Powell Joins Revolt of the Generals
Things must be looking much better for us in Iraq, so someone needed to provide a new diversion after the attention given to retired generals faded away. Powell and Wilkerson volunteered.
At least the people who wrote this description of events were candid about what was going on:
Associated Press
Updated: 7:41 p.m. ET April 30, 2006
WASHINGTON - Just back from Baghdad and eager to discuss promising developments, Secretary of State Condoleezza Rice found herself knocked off message Sunday, forced to defend prewar planning and troop levels against an unlikely critic — Colin Powell, her predecessor at the State Department.
For the Bush administration, it was a rare instance of an in-house dissenter going public.
On Rice’s mind was the political breakthrough that had brought her and Defense Secretary Donald H. Rumsfeld to Iraq last week and cleared the way for formation of a national unity government.
Yet Powell sideswiped her by revisiting the question of whether the U.S. had a large enough force to oust Saddam Hussein and then secure the peace.
He said he advised Bush before the U.S.-led invasion in March 2003 to send more troops to Iraq, but that the administration did not follow his recommendation.
Rather than look at what is happening right now in Iraq, Powell wants people to think about what was happening more than three years ago. What a guy!
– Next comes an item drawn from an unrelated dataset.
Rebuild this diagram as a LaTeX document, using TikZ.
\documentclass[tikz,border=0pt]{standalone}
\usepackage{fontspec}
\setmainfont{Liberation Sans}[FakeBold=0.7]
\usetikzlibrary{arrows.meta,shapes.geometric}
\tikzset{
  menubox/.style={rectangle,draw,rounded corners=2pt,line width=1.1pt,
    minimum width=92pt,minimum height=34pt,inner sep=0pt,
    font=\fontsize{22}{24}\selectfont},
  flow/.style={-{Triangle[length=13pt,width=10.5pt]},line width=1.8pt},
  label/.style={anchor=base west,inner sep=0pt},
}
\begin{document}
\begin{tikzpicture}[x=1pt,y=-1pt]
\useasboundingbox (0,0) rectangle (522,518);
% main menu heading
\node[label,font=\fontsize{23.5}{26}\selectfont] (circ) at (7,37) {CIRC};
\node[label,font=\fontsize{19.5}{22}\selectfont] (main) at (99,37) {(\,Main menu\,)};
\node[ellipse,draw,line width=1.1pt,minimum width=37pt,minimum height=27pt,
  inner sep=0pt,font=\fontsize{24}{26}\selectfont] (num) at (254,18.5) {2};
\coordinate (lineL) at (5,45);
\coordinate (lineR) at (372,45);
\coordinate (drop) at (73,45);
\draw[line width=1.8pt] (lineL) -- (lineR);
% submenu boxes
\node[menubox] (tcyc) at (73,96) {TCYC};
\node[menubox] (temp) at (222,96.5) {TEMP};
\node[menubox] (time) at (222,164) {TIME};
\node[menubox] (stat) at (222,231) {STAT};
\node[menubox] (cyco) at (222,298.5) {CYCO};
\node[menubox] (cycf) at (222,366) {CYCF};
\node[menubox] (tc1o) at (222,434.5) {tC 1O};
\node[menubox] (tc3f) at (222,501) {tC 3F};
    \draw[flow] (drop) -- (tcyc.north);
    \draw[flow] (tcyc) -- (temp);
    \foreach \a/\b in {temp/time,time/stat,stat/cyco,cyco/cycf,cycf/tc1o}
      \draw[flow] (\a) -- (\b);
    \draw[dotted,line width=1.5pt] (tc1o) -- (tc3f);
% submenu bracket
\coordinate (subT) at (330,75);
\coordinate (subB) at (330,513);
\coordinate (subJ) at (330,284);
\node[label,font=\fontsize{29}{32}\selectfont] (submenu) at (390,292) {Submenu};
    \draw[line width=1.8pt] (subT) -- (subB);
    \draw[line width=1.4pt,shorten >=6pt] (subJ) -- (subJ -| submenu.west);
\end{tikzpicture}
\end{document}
Meanwhile, Powell's old chief of staff plays the role of mooncalf:
Is U.S. being transformed into a radical republic?
By Lawrence Wilkerson
Originally published April 23, 2006 [Published in today's Kitsap Sun]
We Americans came not from a revolution but from an evolution.
That is in large part why our so-called revolution produced success while most throughout history did not. We came as much from the Magna Carta as from our own doings, as much from British common law and parliamentary development as from the Declaration of Independence and Continental Congress.
Unlike the true revolution on the other side of the Atlantic that led to Napoleon's dictatorship and strife and conflict all across Europe, our evolution founded the greatest country the world has ever seen.###
As Alexis de Tocqueville once said: "America is great because she is good. If America ever ceases to be good, America will cease to be great."
In January 2001, with the inauguration of George W. Bush as president, America set on a path to cease being good; America became a revolutionary nation, a radical republic. If our country continues on this path, it will cease to be great - as happened to all great powers before it, without exception.
The statement Wilkerson attributed to Alexis de Tocqueville exists in no known writings of the man. How appropriate it was to place a "fake but accurate" quote in with the rest of Wilkerson's diatribe.
Note, too, that Wilkerson's dire prediction of the fall of the U.S. as a great power contains a truism which doesn't mean what he thinks it means. The fate of all previous great powers has no predictive value. All great powers have ceased to be great -- because nothing lasts forever on the Earth.
Wilkerson even includes the usual litany of false criticisms that every left winger can recite as easily as regular churchgoers can recite the Apostles' Creed:
From the Kyoto accords to the International Criminal Court, from torture and cruel and unusual treatment of prisoners to rendition of innocent civilians, from illegal domestic surveillance to lies about leaking, from energy ineptitude to denial of global warming, from cherry-picking intelligence to appointing a martinet and a tyrant to run the Defense Department, the Bush administration, in the name of fighting terrorism, has put America on the radical path to ruin.
Unprecedented interpretations of the Constitution that holds the president as commander in chief to be all-powerful and without checks and balances marks the hubris and unparalleled radicalism of this administration.
Wilkerson knows nothing -- not history and not current events. If he had included all of the spurious quotation, he would have revealed the difference between our revolution and that of the French (and Russians) -- adherence to Christianity produced the good in America, while hatred of religion (other than the quasi-religion of soclialism or communism) produced the bad in France (and Russia).
(Wilkerson doesn't even know English grammar. The last sentence in the above excerpt is a mess.)
Eleven years ago, I thought for a while that Powell might be a good president, but came to believe that he was not a true conservative. (That is to say, a person who knows and loves the ideals upon which this nation was founded, and therefore wants to retain them as its foundation.)
It seems I was more correct than I had imagined.